Entries with chart source code
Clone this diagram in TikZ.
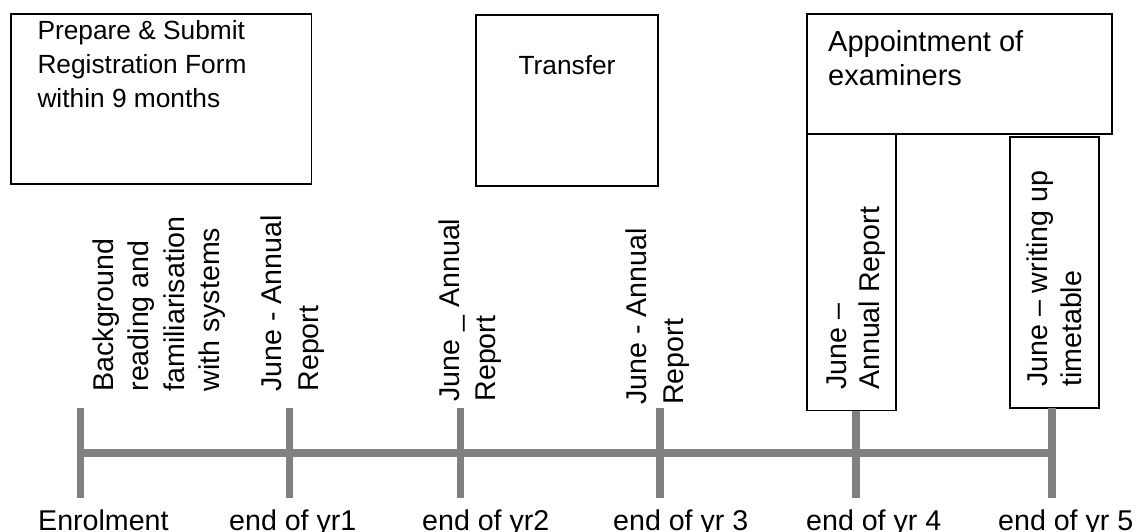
\documentclass[tikz,border=0pt]{standalone}
\usepackage{fontspec}
\setmainfont{Liberation Sans}
\definecolor{tlgray}{RGB}{128,128,128}
\newcommand{\ml}[1]{\begin{tabular}[t]{@{}l@{}}#1\end{tabular}}
\begin{document}
\begin{tikzpicture}[x=1pt,y=-1pt,
  box/.style={draw=black,line width=1.3pt,inner sep=0pt,outer sep=0pt,anchor=north west},
  axisline/.style={draw=tlgray,line width=8pt},
  tickline/.style={draw=tlgray,line width=7.5pt},
  rot/.style={rotate=90,anchor=base west,inner sep=0pt,font=\fontsize{28.6}{35.5}\selectfont},
  lab/.style={anchor=base west,inner sep=0pt,font=\fontsize{28.6}{34}\selectfont},
  boxtext/.style={anchor=base west,inner sep=0pt,font=\fontsize{26.3}{34}\selectfont}]
\useasboundingbox (0,0) rectangle (1137,532);

% boxes
\node[box,minimum width=300.5pt,minimum height=170pt] (reg) at (11,14) {};
\node[box,minimum width=182pt,minimum height=171pt] (transfer) at (476,15) {};
\node[box,minimum width=305pt,minimum height=120pt] (appoint) at (807,14) {};
\node[box,minimum width=89pt,minimum height=276.7pt] (yr4box) at (807,134) {};
\node[box,minimum width=89pt,minimum height=271pt] (yr5box) at (1010,137) {};

% box texts
\node[boxtext] (regtext) at (37.3,39.5) {\ml{Prepare \& Submit\\Registration Form\\within 9 months}};
\node[boxtext,anchor=base] (transfertext) at (567,75) {Transfer};
\node[boxtext,font=\fontsize{29}{34}\selectfont] (appointtext) at (828,52) {\ml{Appointment of\\examiners}};

% timeline coordinates
\coordinate (t0) at (80.5,453);
\coordinate (t1) at (289.5,453);
\coordinate (t2) at (460.5,453);
\coordinate (t3) at (660,453);
\coordinate (t4) at (856,453);
\coordinate (t5) at (1052,453);
\foreach \i/\x in {0/80.5,1/289.5,2/460.5,3/660,5/1052}{
  \coordinate (top\i) at (\x,408);
}
\coordinate (top4) at (t4 |- yr4box.south);
\foreach \i/\x in {0/80.5,1/289.5,2/460.5,3/660,4/856,5/1052}{
  \coordinate (bot\i) at (\x,498);
}

\draw[axisline] (t0) -- (t5);
\foreach \i in {0,...,5}{
  \draw[tickline] (top\i) -- (bot\i);
}

% rotated labels
\node[rot] (bg) at (113.3,391.7) {\ml{Background\\reading and\\familiarisation\\with systems}};
\node[rot,font=\fontsize{28.6}{36.3}\selectfont] (r1) at (281.7,391.7) {\ml{June - Annual\\Report}};
\node[rot,font=\fontsize{28.6}{36}\selectfont] (r2) at (459,401.7) {\ml{June \_ Annual\\Report}};
\node[rot,font=\fontsize{28.6}{36.3}\selectfont] (r3) at (646.7,405) {\ml{June - Annual\\Report}};
\node[rot,font=\fontsize{28.6}{33}\selectfont] (r4) at (846,390) {\ml{June –\\Annual Report}};
\node[rot,font=\fontsize{28.6}{34.7}\selectfont] (r5) at (1047,387) {\ml{June – writing up\\timetable}};

% bottom labels
\node[lab] (l0) at (38,530) {Enrolment};
\node[lab] (l1) at (229,530) {end of yr1};
\node[lab] (l2) at (422,530) {end of yr2};
\node[lab] (l3) at (613,530) {end of yr 3};
\node[lab] (l4) at (806,530) {end of yr 4};
\node[lab] (l5) at (998,530) {end of yr 5};
\end{tikzpicture}
\end{document}
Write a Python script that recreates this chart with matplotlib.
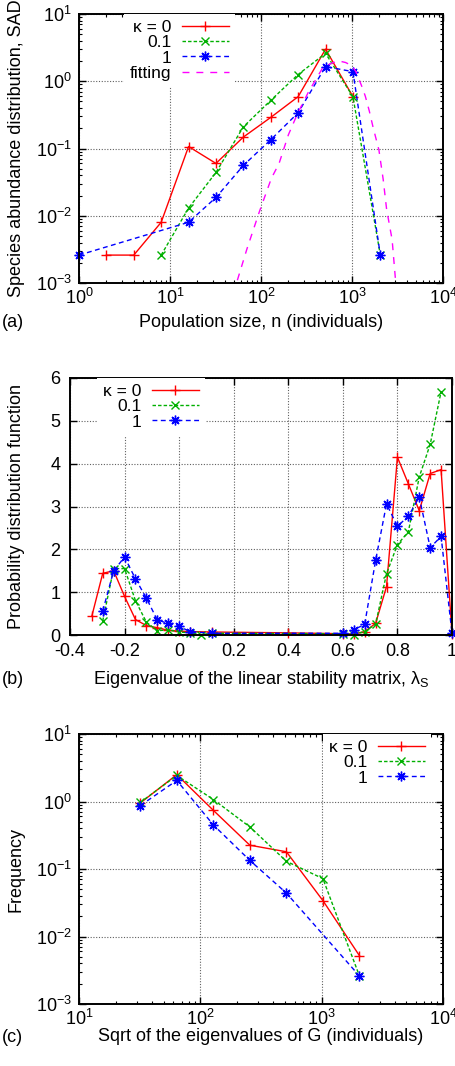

Set task>
Restate the records word for word, omitting images.

Completed exercise>
Clone this diagram in TikZ.
\documentclass[tikz,border=0pt]{standalone}
\usepackage{fontspec}
\setmainfont{Liberation Sans}
\definecolor{tlgray}{RGB}{128,128,128}
\newcommand{\ml}[1]{\begin{tabular}[t]{@{}l@{}}#1\end{tabular}}
\begin{document}
\begin{tikzpicture}[x=1pt,y=-1pt,
  box/.style={draw=black,line width=1.3pt,inner sep=0pt,outer sep=0pt,anchor=north west},
  axisline/.style={draw=tlgray,line width=8pt},
  tickline/.style={draw=tlgray,line width=7.5pt},
  rot/.style={rotate=90,anchor=base west,inner sep=0pt,font=\fontsize{28.6}{35.5}\selectfont},
  lab/.style={anchor=base west,inner sep=0pt,font=\fontsize{28.6}{34}\selectfont},
  boxtext/.style={anchor=base west,inner sep=0pt,font=\fontsize{26.3}{34}\selectfont}]
\useasboundingbox (0,0) rectangle (1137,532);

% boxes
\node[box,minimum width=300.5pt,minimum height=170pt] (reg) at (11,14) {};
\node[box,minimum width=182pt,minimum height=171pt] (transfer) at (476,15) {};
\node[box,minimum width=305pt,minimum height=120pt] (appoint) at (807,14) {};
\node[box,minimum width=89pt,minimum height=276.7pt] (yr4box) at (807,134) {};
\node[box,minimum width=89pt,minimum height=271pt] (yr5box) at (1010,137) {};

% box texts
\node[boxtext] (regtext) at (37.3,39.5) {\ml{Prepare \& Submit\\Registration Form\\within 9 months}};
\node[boxtext,anchor=base] (transfertext) at (567,75) {Transfer};
\node[boxtext,font=\fontsize{29}{34}\selectfont] (appointtext) at (828,52) {\ml{Appointment of\\examiners}};

% timeline coordinates
\coordinate (t0) at (80.5,453);
\coordinate (t1) at (289.5,453);
\coordinate (t2) at (460.5,453);
\coordinate (t3) at (660,453);
\coordinate (t4) at (856,453);
\coordinate (t5) at (1052,453);
\foreach \i/\x in {0/80.5,1/289.5,2/460.5,3/660,5/1052}{
  \coordinate (top\i) at (\x,408);
}
\coordinate (top4) at (t4 |- yr4box.south);
\foreach \i/\x in {0/80.5,1/289.5,2/460.5,3/660,4/856,5/1052}{
  \coordinate (bot\i) at (\x,498);
}

\draw[axisline] (t0) -- (t5);
\foreach \i in {0,...,5}{
  \draw[tickline] (top\i) -- (bot\i);
}

% rotated labels
\node[rot] (bg) at (113.3,391.7) {\ml{Background\\reading and\\familiarisation\\with systems}};
\node[rot,font=\fontsize{28.6}{36.3}\selectfont] (r1) at (281.7,391.7) {\ml{June - Annual\\Report}};
\node[rot,font=\fontsize{28.6}{36}\selectfont] (r2) at (459,401.7) {\ml{June \_ Annual\\Report}};
\node[rot,font=\fontsize{28.6}{36.3}\selectfont] (r3) at (646.7,405) {\ml{June - Annual\\Report}};
\node[rot,font=\fontsize{28.6}{33}\selectfont] (r4) at (846,390) {\ml{June –\\Annual Report}};
\node[rot,font=\fontsize{28.6}{34.7}\selectfont] (r5) at (1047,387) {\ml{June – writing up\\timetable}};

% bottom labels
\node[lab] (l0) at (38,530) {Enrolment};
\node[lab] (l1) at (229,530) {end of yr1};
\node[lab] (l2) at (422,530) {end of yr2};
\node[lab] (l3) at (613,530) {end of yr 3};
\node[lab] (l4) at (806,530) {end of yr 4};
\node[lab] (l5) at (998,530) {end of yr 5};
\end{tikzpicture}
\end{document}
Write a Python script that recreates this chart with matplotlib.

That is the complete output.